Black Issues Summit 2019 Remarks

On Friday afternoon, the Elms community welcomed four esteemed speakers to campus for the second annual Black Issues Summit.

A Black Issues Summit at Elms College is important because (1) it fits with our mission and tradition, (2) because it is needed today more than ever, and (3) because of the rich academic opportunities that it offers us.

A Black Issues Summit is indeed consistent with our mission and tradition. The sisters who founded Elms College were observant of society around them and dedicated to respond to the needs of the day, the needs of their “dear neighbors.” The Elms family lives this charism through our core values — faith, community, justice, and excellence — in an effort to manifest positive change in our world. These are not just words. They are principles that guide us in everything we do.

A Black Issues Summit is also needed today more than ever. It is hard to escape the fact that the past two years have brought to the surface many unresolved issues in race relations in the United States. The option of ignoring the problem because talking about it makes us uncomfortable is really no longer a viable path. The alternative of pointing fingers, rallying in our physical or social media corners, is also not constructive. We can see what it has done to our society. Our role as an academic institution offers a more constructive path: It is to engage in objective, evidenced-based conversation. We can do what Elms College does best: lift one another up by educating one another and expanding each other’s horizon.

Finally a Black Issues Summit is important because of the rich academic landscape it invites us to explore. Let me spend a little bit more time on this topic.

The evolving but increasingly ubiquitous fields of Black studies, African-American studies, and African diaspora studies are truly critical nowadays to a well-rounded education. How important is that contribution? Consider this. The November 16, 2018, issue of the Chronicle Review sought to determine the New Canon, the new body of literature with which educated individuals should be familiar.

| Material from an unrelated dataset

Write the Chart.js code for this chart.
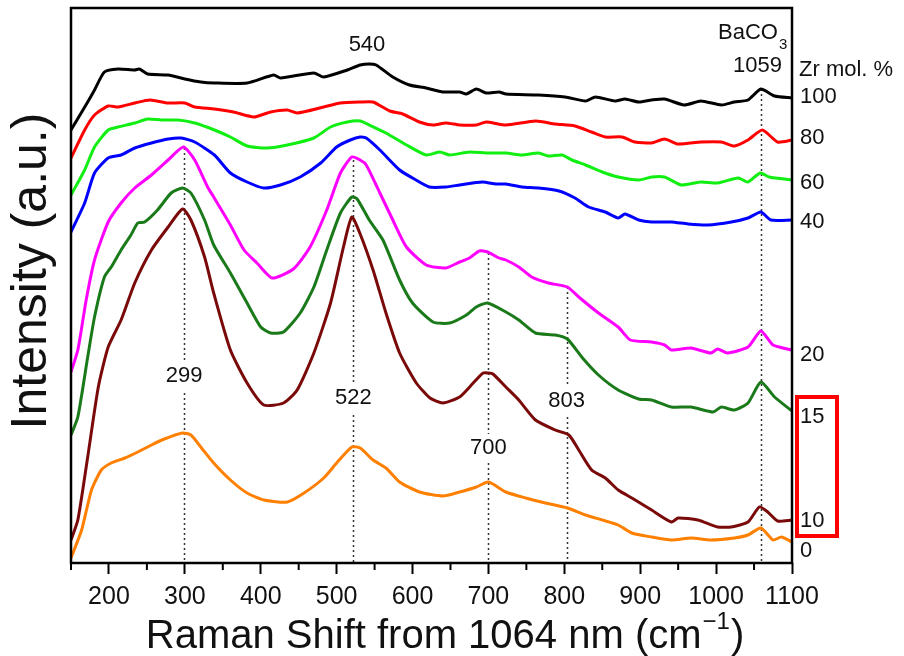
<!DOCTYPE html>
<html>
<head>
<meta charset="utf-8">
<script src="https://cdn.jsdelivr.net/npm/chart.js@4/dist/chart.umd.min.js"></script>
<style>
  html, body { margin: 0; padding: 0; background: #ffffff; }
  #wrap { width: 904px; height: 656px; }
</style>
</head>
<body>
<div id="wrap"><canvas id="raman" width="904" height="656"></canvas></div>
<script>
// Raman spectra of Ba(Zr,Ti)O3 series, stacked with vertical offsets (a.u.)
const FONT = '"Liberation Sans", Arial, Helvetica, sans-serif';

const zrLevels = ['100', '80', '60', '40', '20', '15', '10', '0'];
const lineColors = ['#000000', '#ff0000', '#11ee11', '#0000ff', '#ff00ff', '#1a7a1a', '#7a0a0a', '#ff8000'];

// [Raman shift (cm^-1), offset intensity (a.u.)]
const zr100 = [[150,433],[172,461],[181,473],[194,491],[212,494],[234,493],[240,494],[251,489],[278,488],[300,484],[321,481],[339,480],[382,480],[417,488],[426,485],[470,490],[483,486],[514,493],[531,498],[543,499],[552,498],[574,486],[596,478],[618,475],[640,471],[662,471],[671,469],[684,474],[697,470],[714,471],[723,469],[766,468],[801,466],[828,462],[841,466],[867,462],[880,464],[898,461],[915,463],[932,464],[958,458],[980,462],[1007,458],[1024,461],[1042,463],[1059,474],[1077,467],[1100,465]];
const zr80 = [[150,405],[168,433],[181,448],[199,457],[212,456],[234,460],[254,463],[278,460],[300,460],[313,456],[339,454],[364,451],[391,446],[413,451],[435,453],[448,450],[483,456],[505,460],[531,461],[548,461],[570,452],[587,449],[609,441],[627,438],[644,440],[662,438],[684,438],[697,441],[723,438],[762,442],[788,439],[814,437],[836,431],[854,426],[876,426],[893,421],[915,420],[932,424],[950,419],[980,421],[1007,421],[1024,417],[1042,423],[1061,433],[1081,421],[1100,423]];
const zr60 = [[150,368],[168,393],[181,416],[199,433],[212,436],[234,440],[251,444],[269,443],[291,443],[313,440],[339,433],[360,426],[382,417],[408,415],[435,418],[470,425],[492,436],[514,441],[531,442],[543,438],[565,430],[592,418],[618,408],[636,411],[649,408],[675,411],[697,410],[723,410],[744,408],[766,410],[779,407],[797,408],[810,403],[828,398],[850,391],[871,386],[898,383],[915,386],[932,386],[954,378],[980,381],[1002,380],[1029,385],[1042,381],[1058,390],[1070,386],[1100,383]];
const zr40 = [[150,331],[168,360],[181,390],[199,405],[216,408],[234,415],[256,420],[278,424],[295,425],[313,421],[339,408],[360,390],[382,381],[404,375],[426,378],[452,386],[479,400],[500,416],[518,423],[531,426],[539,425],[557,413],[583,393],[600,385],[622,376],[644,376],[662,378],[692,381],[710,379],[723,379],[744,376],[766,375],[793,372],[814,365],[832,356],[854,351],[871,345],[880,349],[898,343],[915,341],[941,341],[963,339],[989,338],[1020,341],[1042,345],[1059,351],[1072,343],[1100,343]];
const zr20 = [[150,191],[159,213],[170,263],[181,303],[199,341],[216,360],[234,375],[256,388],[278,403],[298,416],[313,403],[330,376],[338,366],[360,338],[378,313],[395,300],[415,285],[443,294],[465,316],[487,353],[505,390],[520,406],[531,403],[539,398],[557,370],[574,343],[592,316],[618,298],[644,295],[662,301],[675,305],[688,312],[699,311],[714,305],[723,303],[740,296],[757,286],[779,280],[804,276],[819,266],[845,250],[871,236],[887,223],[915,221],[932,218],[941,213],[967,215],[993,210],[1002,214],[1015,210],[1042,216],[1059,232],[1075,218],[1100,213]];
const zr15 = [[150,128],[159,146],[172,206],[181,246],[194,286],[203,296],[216,313],[229,328],[238,340],[247,341],[264,353],[282,370],[297,375],[308,370],[326,343],[338,318],[360,290],[382,260],[400,236],[413,230],[430,231],[452,250],[470,276],[487,313],[505,350],[520,366],[527,364],[543,343],[561,323],[583,283],[600,260],[627,241],[649,240],[671,248],[684,256],[699,260],[723,251],[740,243],[762,230],[788,228],[804,224],[824,205],[845,188],[871,173],[898,164],[915,163],[941,156],[967,156],[996,151],[1007,156],[1024,153],[1042,160],[1059,181],[1077,166],[1100,152]];
const zr10 = [[150,23],[159,43],[172,106],[186,176],[199,216],[216,243],[234,280],[256,313],[278,336],[297,354],[308,343],[326,306],[338,270],[360,213],[382,180],[404,158],[430,160],[448,173],[470,210],[492,260],[509,316],[520,346],[531,329],[548,293],[565,250],[583,210],[605,180],[623,165],[640,160],[662,166],[680,180],[693,190],[700,190],[706,189],[723,176],[740,163],[762,143],[788,133],[806,128],[819,113],[836,93],[854,85],[871,73],[889,65],[915,53],[941,41],[950,45],[976,43],[1002,36],[1020,36],[1042,41],[1057,56],[1068,51],[1081,42],[1100,43]];
const zr0 = [[150,5],[164,33],[177,73],[190,93],[203,100],[221,105],[238,111],[256,118],[273,124],[297,130],[308,128],[321,116],[338,100],[360,83],[382,70],[404,63],[435,61],[457,70],[483,85],[500,100],[520,116],[531,115],[548,103],[565,95],[583,81],[609,71],[640,67],[662,71],[684,76],[700,81],[723,71],[749,65],[775,60],[804,55],[828,48],[850,43],[871,38],[889,30],[915,26],[941,23],[967,25],[993,23],[1024,25],[1042,28],[1059,35],[1075,23],[1086,26],[1100,21]];

const spectra = [zr100, zr80, zr60, zr40, zr20, zr15, zr10, zr0];

// level (a.u.) at which each composition label sits on the right
const zrLabelLevels = [466, 425, 380, 341, 208, 146, 42, 12];

// marked bands: position, top of the guide line, label level
const bandShifts = [299, 522, 700, 803];
const bandLineTops = [415, 403, 310, 276];
const bandLabelLevels = [187, 165, 115, 162];
const carbonateShift = 1059;
const carbonateLineTop = 474;
const shoulderShift = 540;
const shoulderLabelLevel = 518;

const xTickValues = [200, 300, 400, 500, 600, 700, 800, 900, 1000, 1100];
const xMinorTicks = [150, 250, 350, 450, 550, 650, 750, 850, 950, 1050];

function textCentered(ctx, str, x, y, font) {
  ctx.font = font;
  ctx.textAlign = 'center';
  ctx.textBaseline = 'middle';
  ctx.fillText(str, x, y);
}

const guideLines = {
  id: 'guideLines',
  beforeDatasetsDraw(chart) {
    const { ctx, chartArea, scales: { x, y } } = chart;
    ctx.save();
    ctx.strokeStyle = '#333333';
    ctx.lineWidth = 1.5;
    ctx.setLineDash([2, 3]);
    const tops = bandLineTops.concat([carbonateLineTop]);
    bandShifts.concat([carbonateShift]).forEach((s, i) => {
      const px = Math.round(x.getPixelForValue(s)) + 0.5;
      ctx.beginPath();
      ctx.moveTo(px, y.getPixelForValue(tops[i]));
      ctx.lineTo(px, chartArea.bottom);
      ctx.stroke();
    });
    ctx.setLineDash([]);
    // band labels sit on a white patch that interrupts the guide line
    const f = '22px ' + FONT;
    ctx.font = f;
    bandShifts.forEach((s, i) => {
      const px = x.getPixelForValue(s);
      const py = y.getPixelForValue(bandLabelLevels[i]);
      const w = ctx.measureText(String(s)).width;
      ctx.fillStyle = '#ffffff';
      ctx.fillRect(px - w / 2 - 2, py - 14, w + 4, 28);
      ctx.fillStyle = '#111111';
      textCentered(ctx, String(s), px, py, f);
    });
    ctx.restore();
  },
  afterDatasetsDraw(chart) {
    const { ctx, chartArea: a, scales: { x, y } } = chart;
    ctx.save();
    // frame
    ctx.strokeStyle = '#000000';
    ctx.lineWidth = 2.5;
    ctx.strokeRect(a.left, a.top, a.right - a.left, a.bottom - a.top);
    // minor ticks
    ctx.lineWidth = 2;
    xMinorTicks.forEach(v => {
      const px = x.getPixelForValue(v);
      ctx.beginPath();
      ctx.moveTo(px, a.bottom);
      ctx.lineTo(px, a.bottom + 7);
      ctx.stroke();
    });
    ctx.fillStyle = '#111111';
    const f22 = '22px ' + FONT;
    // shoulder label
    textCentered(ctx, String(shoulderShift), x.getPixelForValue(shoulderShift), y.getPixelForValue(shoulderLabelLevel), f22);
    // carbonate label
    const cx = x.getPixelForValue(carbonateShift);
    ctx.font = f22;
    ctx.textAlign = 'right';
    ctx.textBaseline = 'middle';
    ctx.fillText(String(carbonateShift), cx + 21, 66);
    ctx.fillText('BaCO', cx + 17, 33);
    ctx.font = '15px ' + FONT;
    ctx.textAlign = 'left';
    ctx.fillText('3', cx + 18, 45);
    // composition labels
    ctx.font = f22;
    ctx.textAlign = 'left';
    ctx.fillText('Zr mol. %', a.right + 7, 70);
    zrLevels.forEach((lab, i) => {
      ctx.fillText(lab, a.right + 8, y.getPixelForValue(zrLabelLevels[i]));
    });
    // highlight box around 15 and 10
    const top15 = y.getPixelForValue(zrLabelLevels[5]) - 20;
    const bot10 = y.getPixelForValue(zrLabelLevels[6]) + 15;
    ctx.strokeStyle = '#ff0000';
    ctx.lineWidth = 4;
    ctx.strokeRect(a.right + 5, top15, 40, bot10 - top15);
    // axis titles
    ctx.fillStyle = '#111111';
    const main = 'Raman Shift from 1064 nm (cm';
    ctx.font = '40px ' + FONT;
    const wMain = ctx.measureText(main).width;
    const wClose = ctx.measureText(')').width;
    ctx.font = '24px ' + FONT;
    const wSup = ctx.measureText('\u22121').width;
    let tx = 444 - (wMain + wSup + wClose) / 2;
    const ty = 637;
    ctx.textAlign = 'left';
    ctx.textBaseline = 'middle';
    ctx.font = '40px ' + FONT;
    ctx.fillText(main, tx, ty);
    tx += wMain + 1;
    ctx.font = '24px ' + FONT;
    ctx.fillText('\u22121', tx, ty - 15);
    tx += wSup + 1;
    ctx.font = '40px ' + FONT;
    ctx.fillText(')', tx, ty);
    ctx.translate(32, 271);
    ctx.rotate(-Math.PI / 2);
    textCentered(ctx, 'Intensity (a.u.)', 0, 0, '50px ' + FONT);
    ctx.restore();
  }
};

new Chart(document.getElementById('raman'), {
  type: 'line',
  data: {
    datasets: spectra.map((s, i) => ({
      label: zrLevels[i],
      data: s.map(([sx, sy]) => ({ x: sx, y: sy })),
      borderColor: lineColors[i],
      borderWidth: 3,
      pointRadius: 0,
      fill: false,
      tension: 0.2
    }))
  },
  options: {
    responsive: false,
    animation: false,
    devicePixelRatio: 1,
    layout: { padding: { left: 71, right: 112, top: 8, bottom: 0 } },
    plugins: { legend: { display: false }, tooltip: { enabled: false } },
    scales: {
      x: {
        type: 'linear',
        min: 150,
        max: 1100,
        afterBuildTicks: s => { s.ticks = xTickValues.map(v => ({ value: v })); },
        afterFit: s => { s.height = 93; },
        grid: { display: true, drawOnChartArea: false, drawTicks: true, tickLength: 11, tickWidth: 2, tickColor: '#000000' },
        border: { display: false },
        ticks: {
          font: { family: FONT, size: 25 }, color: '#111111', padding: 8, maxRotation: 0, autoSkip: false,
          callback: v => String(v)
        }
      },
      y: { type: 'linear', min: 0, max: 555, display: false }
    }
  },
  plugins: [guideLines]
});
</script>
</body>
</html>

Five of the 20 publications listed therein related to the field of Black Studies:
* In “The New Jim Crow: Mass Incarceration in the Age of Colorblindness,” Michelle Alexander explains how the war on drugs “disproportionately targets black communities.”
* Dorothy Roberts’ book “Killing the Black Body: Race, Reproduction, and the Meaning of Liberty” tackles the “American tensions between freedom and liberty, individual choice and collective governance.”
* The third book, “Critical Race Theory: The Key Writings that Formed the Movement,” edited by Kemberle Crenshaw, influenced many of us in our understanding of how race distributes wealth and power.
* “Shapeshifters: Black Girls and the Choreography of Citizenship” is a book by Aimee Meredith Cox that challenges ‘”academic and popular assumptions about what civic engagement and democratic participation look like in the 21st century.
* Finally, in “Ella Baker and the Black Freedom Movement: A Radical Democratic Vision,” a book that has been called a guide for activists, Barbara Ransby “charts the history of the 20th-century civil-rights movement” through Baker’s detailed biography.

The beauty of working at an institution of higher learning — in addition, at an institution of higher learning which aspires to unite neighbors with neighbors without distinction — is that we can have afternoons like the one we had on Friday, in which we pursue understanding and knowledge, in which we seek to apprehend, honor, and respect our respective experiences. Because before we can truly come together in any meaningful way, we must take the time to be mindful of each other’s perspectives, each other’s backgrounds and realities.